Markets barely flinched after President Donald Trump's high-profile meeting with Chinese leader Xi Jinping in South Korea, as investors found little substance in the much-hyped U.S.-China trade truce that largely echoed prior leaks and delivered few surprises.
A cocktail of mixed earnings, hawkish remarks from Fed Chair Jerome Powell, and a less-than-exceptional Trump-Xi meeting dragged tech and global markets lower on Thursday.
The Invesco QQQ Trust (NASDAQ:QQQ) dropped 1%, led by a sharp 10% plunge in Meta Platforms Inc. (NASDAQ:META) after the company revealed a surprise surge in AI-related capital spending.
China-exposed stocks weren't spared either. The Invesco China Technology ETF (NYSE:CQQQ) fell 1.9%, while the iShares China Large-Cap ETF (NYSE:FXI) slipped 1.7%, as investors questioned the real impact of the U.S.-China trade truce.
Chinese tech ADRs trading in New York were all in the red, with Alibaba Group Holding Ltd. (NYSE:BABA) falling 2.77%, PDD Holdings Inc. (NASDAQ:PDD) down 1.34%, JD.com Inc. (NASDAQ:JD) sliding 2.43%, Baidu Inc. (NYSE:BIDU) losing 3.71% and Li Auto Inc. (NASDAQ:LI) dropping 2%.
Trump Gave China Tariff Relief—Investors Are Wondering What He Got Back
Despite headline-worthy gestures, including mutual tariff reductions and suspended rare earth controls, investors viewed the Trump-Xi outcome as symbolic rather than strategic.
Michael Hirson, analyst at 22V Research, said the deal reflected a "major climbdown" by Trump. The president suspended the so-called "50% rule" on Chinese exports and agreed to slash fentanyl-related tariffs by half.
China, in return, paused its export controls on rare earths and promised to buy more U.S. agricultural goods like soybeans and sorghum.
While the tone suggested de-escalation, the markets read between the lines: the two leaders avoided discussing semiconductors, Taiwan and TikTok ownership—hot-button issues that could reignite friction in months.
"Today's agreement appears to be a ‘win' for both sides," said Roman Ziruk, senior analyst at Ebury, "but a flare-up in tensions down the road is not out of the question."
Nvidia And Chips: The Critical Issue Was Missing
Notably absent from the Trump-Xi agenda was the elephant in the room: Nvidia Corp. (NASDAQ:NVDA) and the thorny issue of advanced chip sales to China.
Trump avoided direct mention of the B30A chip—designed specifically for the Chinese market—but his openness to allowing sales has already sparked backlash.
The tech war is not cooling, even if tariffs are. Beijing's dependence on U.S. chips remains acute, while Washington faces pressure from domestic hawks to tighten controls.

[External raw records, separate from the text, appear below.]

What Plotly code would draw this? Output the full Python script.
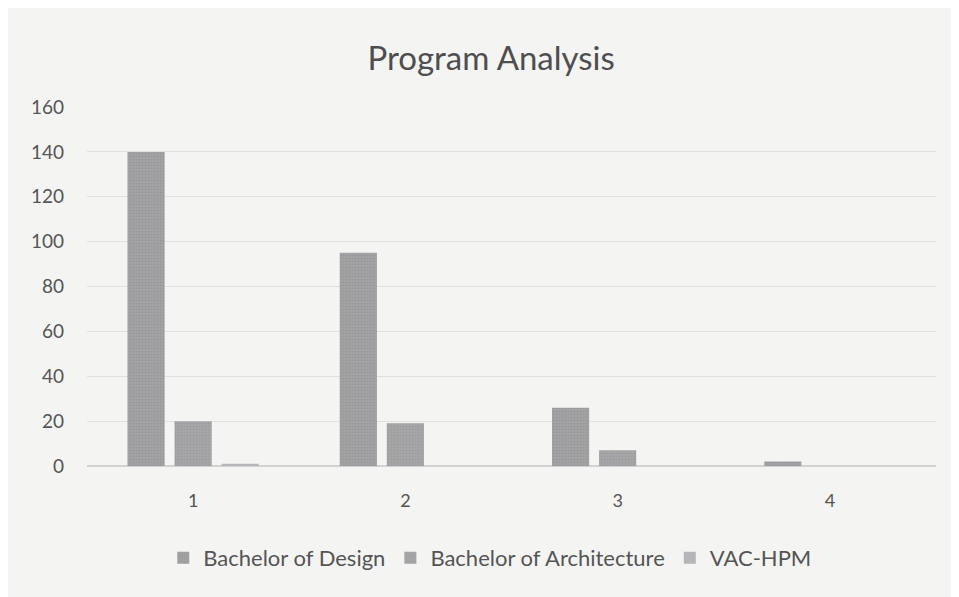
import plotly.graph_objects as go

categories = ["1", "2", "3", "4"]
design = [140, 95, 26, 2]
architecture = [20, 19, 7, 0]
vac_hpm = [1, 0, 0, 0]
y_ticks = [0, 20, 40, 60, 80, 100, 120, 140, 160]

fig = go.Figure()
fig.add_trace(go.Bar(x=categories, y=design, name="Bachelor of Design",
                     marker=dict(color="#9c9c9e", line=dict(width=0),
                                 pattern=dict(shape=".", fgcolor="#8a8a8c", bgcolor="#a4a4a6", size=3, solidity=0.4))))
fig.add_trace(go.Bar(x=categories, y=architecture, name="Bachelor of Architecture",
                     marker=dict(color="#a2a2a4", line=dict(width=0),
                                 pattern=dict(shape=".", fgcolor="#8e8e90", bgcolor="#a8a8aa", size=3, solidity=0.4))))
fig.add_trace(go.Bar(x=categories, y=vac_hpm, name="VAC-HPM",
                     marker=dict(color="#b6b6b8", line=dict(width=0))))

fig.update_layout(
    width=951, height=589,
    paper_bgcolor="#f4f4f3", plot_bgcolor="#f4f4f3",
    font=dict(family="Lato, 'Open Sans', sans-serif", color="#555555", size=16),
    title=dict(text="Program Analysis", x=0.508, xanchor="center", y=0.915, yanchor="middle",
               font=dict(size=33, color="#4e4e50")),
    barmode="group", bargap=0.335, bargroupgap=0.21,
    margin=dict(l=79, r=23, t=99, b=131),
    xaxis=dict(showgrid=False, showline=False, ticks="", tickfont=dict(size=18, color="#555555"),
               ticklabelstandoff=22),
    yaxis=dict(range=[0, 160], tickvals=y_ticks, showgrid=True, gridcolor="#e0e0e0", gridwidth=1,
               zeroline=True, zerolinecolor="#d2d2d2", showline=False, ticks="",
               tickfont=dict(size=19, color="#555555"), ticklabelstandoff=22),
    legend=dict(orientation="h", x=0.475, xanchor="center", y=-0.256, yanchor="middle",
                font=dict(size=22, color="#555555"), itemwidth=30, traceorder="normal",
                bgcolor="rgba(0,0,0,0)"),
    showlegend=True,
)

fig.write_html("out.html")
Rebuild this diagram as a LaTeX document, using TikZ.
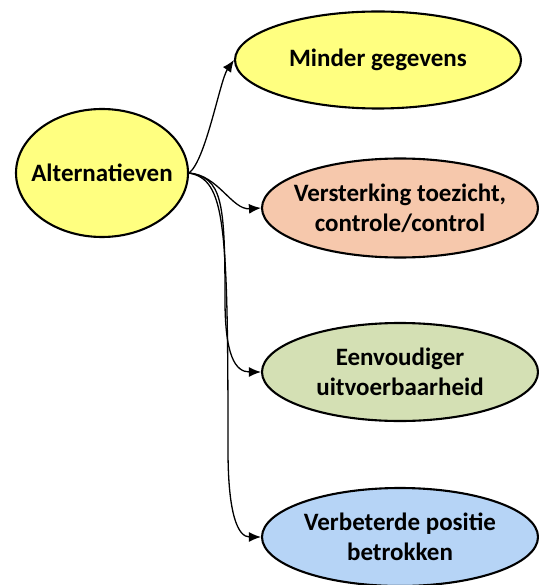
\documentclass[tikz,border=0pt]{standalone}
\usepackage{fontspec}
\setmainfont{Carlito}
\usetikzlibrary{shapes.geometric, arrows.meta}

\definecolor{altyellow}{HTML}{FFFF80}
\definecolor{peach}{HTML}{F6C8AC}
\definecolor{sage}{HTML}{D4E0B4}
\definecolor{skyblue}{HTML}{B6D4F6}

\tikzset{
    bubble/.style={draw=black, line width=2.1pt, ellipse, inner sep=-20pt, align=center, font=\bfseries\fontsize{25}{30}\selectfont},
    link/.style={-{Latex[length=12pt, width=10pt]}, line width=1.3pt, black}
}

\begin{document}
\begin{tikzpicture}[x=1pt, y=1pt]
            \useasboundingbox (0,0) rectangle (538,-585);
            \node[bubble, fill=altyellow, minimum width=172pt, minimum height=128pt](alt) at (102,-173){Alternatieven};
            \node[bubble, fill=altyellow, minimum width=286pt, minimum height=97pt](minder) at (378,-60){Minder gegevens};
            \node[bubble, fill=peach, minimum width=276pt, minimum height=99pt](toezicht) at (400,-208){Versterking toezicht,\\controle/control};
            \node[bubble, fill=sage, minimum width=276pt, minimum height=98pt](eenv) at (400,-372){Eenvoudiger\\uitvoerbaarheid};
            \node[bubble, fill=skyblue, minimum width=276pt, minimum height=98pt](positie) at (400,-537){Verbeterde positie\\betrokken};
            % connectors
            \coordinate (down1) at (225,-300);
            \coordinate (down2) at (228,-450);
            \draw[link] (alt.east) .. controls (206,-160) and (220,-80) .. (minder.west);
            \draw[link] (alt.east) .. controls (218,-175) and (232,-210) .. (toezicht.west);
            \draw[link] (alt.east) .. controls (222,-178) and (225,-200) .. (down1) .. controls (225,-355) and (235,-372) .. (eenv.west);
            \draw[link] (alt.east) .. controls (225,-180) and (228,-220) .. (down2) .. controls (228,-515) and (238,-537) .. (positie.west);
        \end{tikzpicture}
\end{document}
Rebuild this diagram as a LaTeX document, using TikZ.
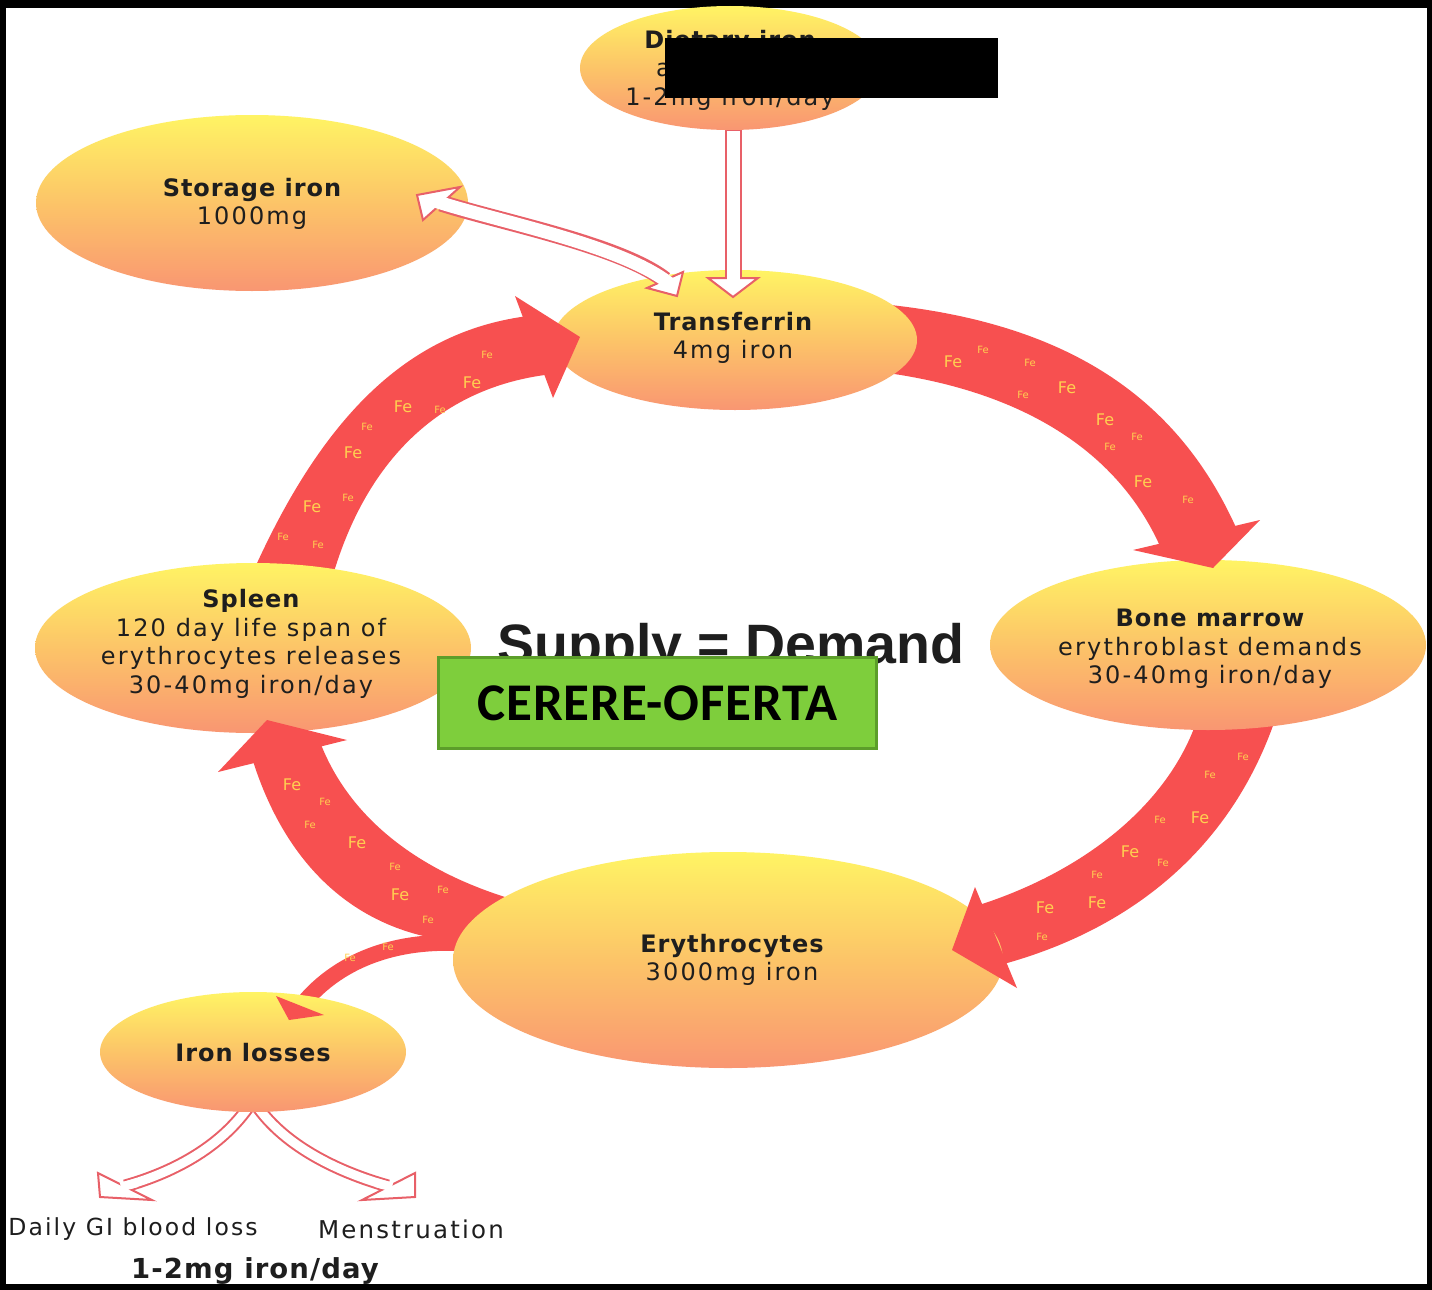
\documentclass[tikz,border=0pt]{standalone}
\usepackage{fontspec}
\usetikzlibrary{shapes.geometric}
\newfontfamily\bodyfont{DejaVu Sans}[LetterSpace=9]
\newfontfamily\titlefont{DejaVu Sans}[LetterSpace=4]
\newfontfamily\fefont{DejaVu Sans}
\newfontfamily\supfont{Liberation Sans}
\newfontfamily\boxfont{Carlito}[LetterSpace=1.5]
\definecolor{arrowred}{RGB}{247,80,80}
\definecolor{ylw}{RGB}{255,244,100}
\definecolor{org}{RGB}{252,196,104}
\definecolor{sal}{RGB}{249,150,114}
\definecolor{txtc}{RGB}{30,30,30}
\definecolor{pinkline}{RGB}{232,96,104}
\definecolor{feyel}{RGB}{255,208,80}
\definecolor{boxgreen}{RGB}{126,206,60}
\definecolor{boxedge}{RGB}{92,158,42}
\begin{document}
\begin{tikzpicture}[x=1pt,y=-1pt,
  ell/.style={ellipse, draw=none, top color=ylw, bottom color=sal, middle color=org, inner sep=0pt},
  lbl/.style={text=txtc, align=center, inner sep=0pt, font=\bodyfont\fontsize{24}{28.5}\selectfont},
  redbody/.style={fill=arrowred},
  hollowout/.style={draw=pinkline, line width=17pt},
  hollowin/.style={draw=white, line width=13pt},
  hollowhead/.style={fill=white, draw=pinkline, line width=2pt, line join=miter},
  febig/.style={text=feyel, inner sep=0pt, font=\fefont\fontsize{16}{16}\selectfont},
  fesmall/.style={text=feyel, inner sep=0pt, font=\fefont\fontsize{10}{10}\selectfont}]
\useasboundingbox (0,0) rectangle (1432,1290);
\fill[black] (0,0) rectangle (1432,1290);
\fill[white] (6,8) rectangle (1427,1284);

% ---- red arrow bodies (behind ellipses)
\fill[redbody] (253,572) .. controls (330,400) and (420,330) .. (528,316) -- (553,374) .. controls (450,385) and (370,450) .. (333,575) -- cycle;
\fill[redbody] (870,303) .. controls (1070,320) and (1180,400) .. (1238,532) -- (1163,553) .. controls (1120,450) and (1020,390) .. (880,372) -- cycle;
\fill[redbody] (1275,720) .. controls (1230,850) and (1130,930) .. (1000,965) -- (976,906) .. controls (1090,870) and (1170,800) .. (1197,720) -- cycle;
\fill[redbody] (462,942) .. controls (370,935) and (290,880) .. (252,758) -- (320,742) .. controls (350,820) and (420,870) .. (505,897) -- cycle;
\draw[arrowred, line width=16pt] (480,945) .. controls (400,935) and (335,960) .. (298,1010);

% ---- loss arrows shafts (behind iron losses ellipse)
\draw[hollowout, line width=13pt] (253,1100) .. controls (225,1145) and (175,1172) .. (125,1186);
\draw[hollowout, line width=13pt] (253,1100) .. controls (281,1145) and (338,1172) .. (388,1186);
\draw[hollowin, line width=9pt] (253,1100) .. controls (225,1145) and (175,1172) .. (125,1186);
\draw[hollowin, line width=9pt] (253,1100) .. controls (281,1145) and (338,1172) .. (388,1186);

% ---- ellipses
\node[ell, minimum width=300, minimum height=124] (dietary) at (730,68) {};
\node[ell, minimum width=432, minimum height=176] (storage) at (252,203) {};
\node[ell, minimum width=364, minimum height=140] (transferrin) at (735,340) {};
\node[ell, minimum width=436, minimum height=170] (spleen) at (253,648) {};
\node[ell, minimum width=436, minimum height=170] (marrow) at (1208,645) {};
\node[ell, minimum width=550, minimum height=216] (erythro) at (728,960) {};
\node[ell, minimum width=306, minimum height=120] (losses) at (253,1052) {};

% ---- red arrow heads (over ellipses)
\fill[redbody] (515,296) -- (580,337) -- (553,398) -- cycle;
\fill[redbody] (1133,550) -- (1213,568) -- (1260,520) -- cycle;
\fill[redbody] (1017,988) -- (952,950) -- (975,887) -- cycle;
\fill[redbody] (218,772) -- (267,720) -- (347,740) -- cycle;
\fill[redbody] (276,996) -- (289,1020) -- (324,1015) -- cycle;

% ---- Fe labels
\foreach \a/\b [count=\i] in {953/362,1067/388,1105/420,1143/482,472/383,403/407,353/453,312/507,1200/818,1130/852,1097/903,1045/908,292/785,357/843,400/895}
  \node[febig] (feb\i) at (\a,\b) {Fe};
\foreach \a/\b [count=\i] in {983/350,1030/363,1023/395,1137/437,1110/447,1188/500,487/355,440/410,367/427,348/498,283/537,318/545,1243/757,1210/775,1160/820,1163/863,1097/875,1042/937,325/802,310/825,395/867,443/890,428/920,388/947,350/958}
  \node[fesmall] (fes\i) at (\a,\b) {Fe};

% ---- hollow arrows over ellipses
\draw[hollowout] (733,130) -- (733,278);
\draw[hollowhead] (708,278) -- (733,297) -- (758,278) -- cycle;
\draw[hollowin] (733,131) -- (733,283);

\draw[hollowout] (441,203) .. controls (500,222) and (620,245) .. (665,280);
\draw[hollowhead] (460,187) -- (417,195) -- (423,220) -- cycle;
\draw[hollowhead] (683,272) -- (677,296) -- (647,288) -- cycle;
\draw[hollowin, shorten <=-5pt, shorten >=-5pt] (441,203) .. controls (500,222) and (620,245) .. (665,280);

\draw[hollowhead] (98,1173) -- (100,1197) -- (152,1200) -- cycle;
\draw[hollowhead] (415,1173) -- (415,1197) -- (362,1200) -- cycle;
\draw[hollowin, line width=9pt] (137,1182.6) -- (121,1187.1);
\draw[hollowin, line width=9pt] (376,1182.6) -- (392,1187.1);

% ---- labels
\node[lbl] (dietarytxt) at (730,70) {{\titlefont\bfseries Dietary iron}\\absorption\\1-2mg iron/day};
\node[lbl] (storagetxt) at (252,204) {{\titlefont\bfseries Storage iron}\\1000mg};
\node[lbl] (transferrintxt) at (733,338) {{\titlefont\bfseries Transferrin}\\4mg iron};
\node[lbl] (spleentxt) at (251,644) {{\titlefont\bfseries Spleen}\\120 day life span of\\erythrocytes releases\\30-40mg iron/day};
\node[lbl] (marrowtxt) at (1210,649) {{\titlefont\bfseries Bone marrow}\\erythroblast demands\\30-40mg iron/day};
\node[lbl] (erythrotxt) at (732,960) {{\titlefont\bfseries Erythrocytes}\\3000mg iron};
\node[lbl] (lossestxt) at (253,1053) {\titlefont\bfseries Iron losses};
\node[lbl, font=\bodyfont\fontsize{23.5}{27}\selectfont] (gitxt) at (133,1229) {Daily GI blood loss};
\node[lbl, font=\bodyfont\fontsize{24.5}{27}\selectfont] (menstxt) at (411,1229) {Menstruation};
\node[lbl, font=\titlefont\bfseries\fontsize{27.5}{30}\selectfont] (perdaytxt) at (255,1271) {1-2mg iron/day};

\node[text=txtc, inner sep=0pt, anchor=base, font=\supfont\bfseries\fontsize{55.5}{56}\selectfont] (supply) at (731,663) {Supply = Demand};

% redaction box
\fill[black] (665,38) rectangle (998,98);

% green box
\node[draw=boxedge, line width=3pt, fill=boxgreen, minimum width=438, minimum height=91, inner sep=0pt, font=\boxfont\bfseries\fontsize{53}{54}\selectfont, text=black] (cerere) at (657.5,703) {CERERE-OFERTA};
\end{tikzpicture}
\end{document}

Louise Loo, head of Asia economics at Oxford Economics, warned the détente is "fragile" and “highly sensitive to perceived escalations.”
"Recent history suggests the risk of policy miscalculation and misunderstanding is high," she said, adding that "China's leverage in rare earths and critical minerals will continue to surface episodically, effectively capping any escalation in bilateral tensions."
She warned that "the four Ts"—Taiwan, transshipments, TikTok and technology—remain unresolved, making the peace more of a pause than a pivot.
Short-Term Stability, Long-Term Uncertainty
While both sides may enjoy a temporary reprieve, structural tensions remain unresolved. Trump is expected to visit China in April 2026, but his delay from early Q1 signals there may not be much more on the table in the short run.
"The worst of the trade war appears to be behind us," said Ziruk, "but the relationship will need to be managed carefully."
Markets seem to agree: the calm may be temporary, and investors aren't rushing to price in peace just yet.